Auf der anderen Seite gibt es tatsächlich so etwas wie die "Regeln des Regelbruchs". Sie beschreiben ein strategisches Herangehen an Märkte und Unternehmen, eine Denkweise in verschiedenen Schritten, die dazu führt zu erkennen, in welchen Bereichen Regelbrüche möglich oder gar bereits absehbar sind, die Grundregeln dieser Branchen zu erkennen, zu brechen und durch neue Regeln zu ersetzen. Dieses "Rulebreaker-Manifest" ist das disruptive Handwerkszeug für jeden Markteroberer.
mm.de: Wie werden Rulebreaker in Deutschlands Unternehmen angesehen?
Jánszky: Sie werden zu Helden, nachdem sie Erfolg hatten. Vorher gelten sie als Außenseiter und Spinner. Da sie mit ihrer Rulebreaker-Strategie regelmäßig gegen die Geschäftsmodelle der Etablierten kämpfen, haben sie bei denen natürlich wenig Freunde. Im Gegenteil: Sie werden ausgegrenzt und nicht selten auch bekämpft. Von den zehn Rulebreakern, die ich porträtiert habe, haben zwei im Laufe der Zeit Morddrohungen bekommen. Sie haben trotzdem weitergemacht. Dies ist auch der wesentliche Unterschied zwischen Rulebreakern und Querdenkern. Querdenken kann jeder!
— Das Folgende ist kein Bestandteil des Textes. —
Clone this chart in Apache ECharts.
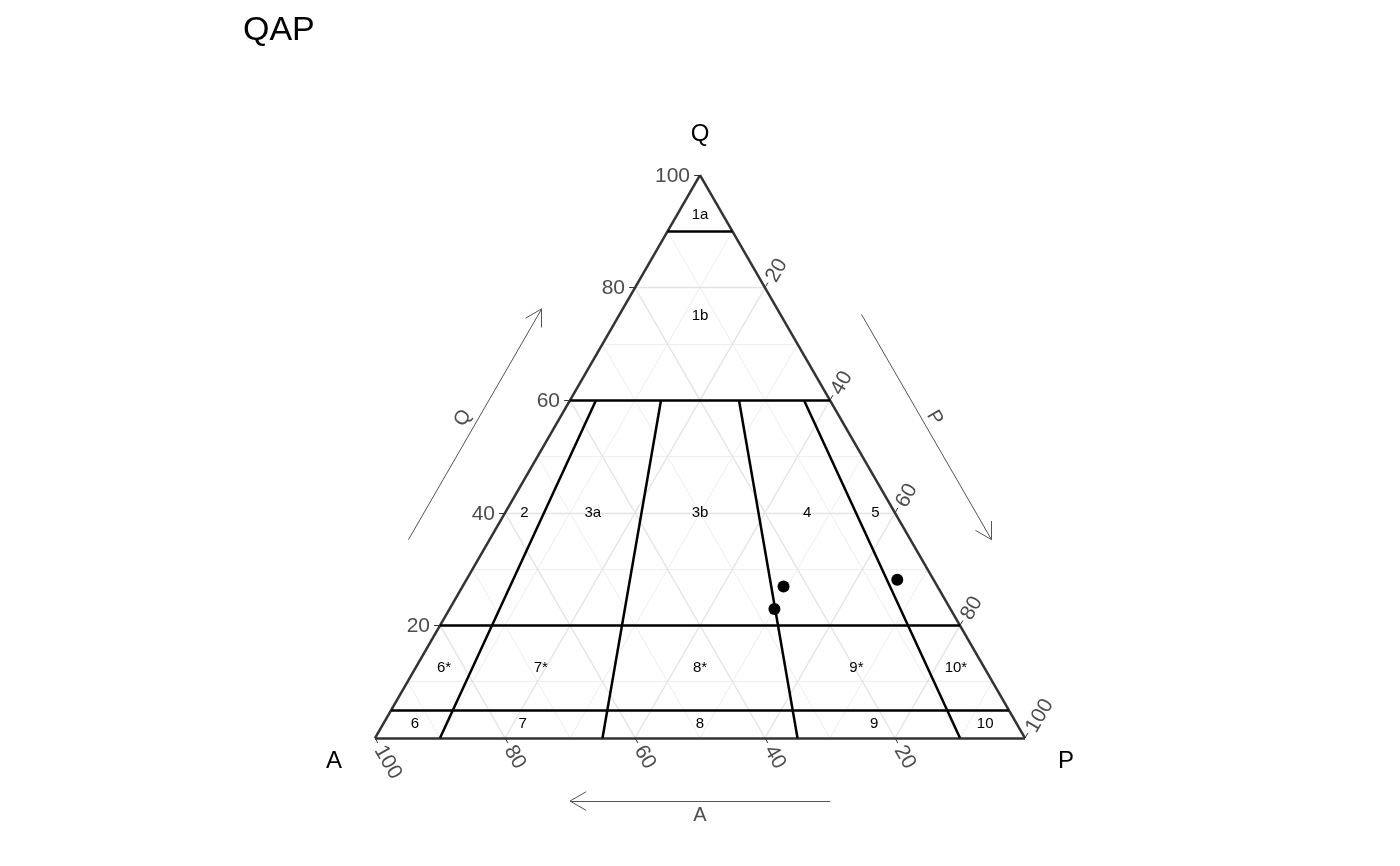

Rulebreaker zeigen aber eine Konsequenz in existenziellen Entscheidungen, bei denen 99% der Anderen aufgegeben hätten.
mm.de: Wie viele Rulebreaker verträgt ein Unternehmen? Oder anders gefragt - braucht es in jedem Unternehmen einen solchen Denker - aber eben auch nur einen Einzigen?
Jánszky: Die Innovationsstrategien der Unternehmen sind unterschiedlich. Manche orientieren sich auf schwache Innovationsarten, wie Facelifts oder Verbesserungen von Produkten. Dafür brauchen sie keinen Rulebreaker. Dort würden disruptive Strategen eher die nötigen Prozessabläufe stören. Wenn sie aber in ihrer Branche einen neuen Markt erobern oder ein bisher ungekanntes Marktsegment besetzen wollen, dann brauchen sie Rulebreaker. Am besten performen diese, wenn sie in einer Art "U-Boot", also losgelöst vom Mutterschiff und unter dem Radar der üblichen Trägheiten der Konzernprozesse, die Aufgabe bekommen, das Geschäftsmodell des Mutterschiffs anzugreifen. Von diesen "U-Booten" darf es mehrere geben, also auch mehrere Rulebreaker. Allerdings sollten sie so wenig wie möglich miteinander zu tun haben. Denn Rulebreaker leben davon, ihre persönliche Vision zu verwirklichen. Die Abstimmung und Kompromissfindung mit Anderen ist dabei sehr hinderlich.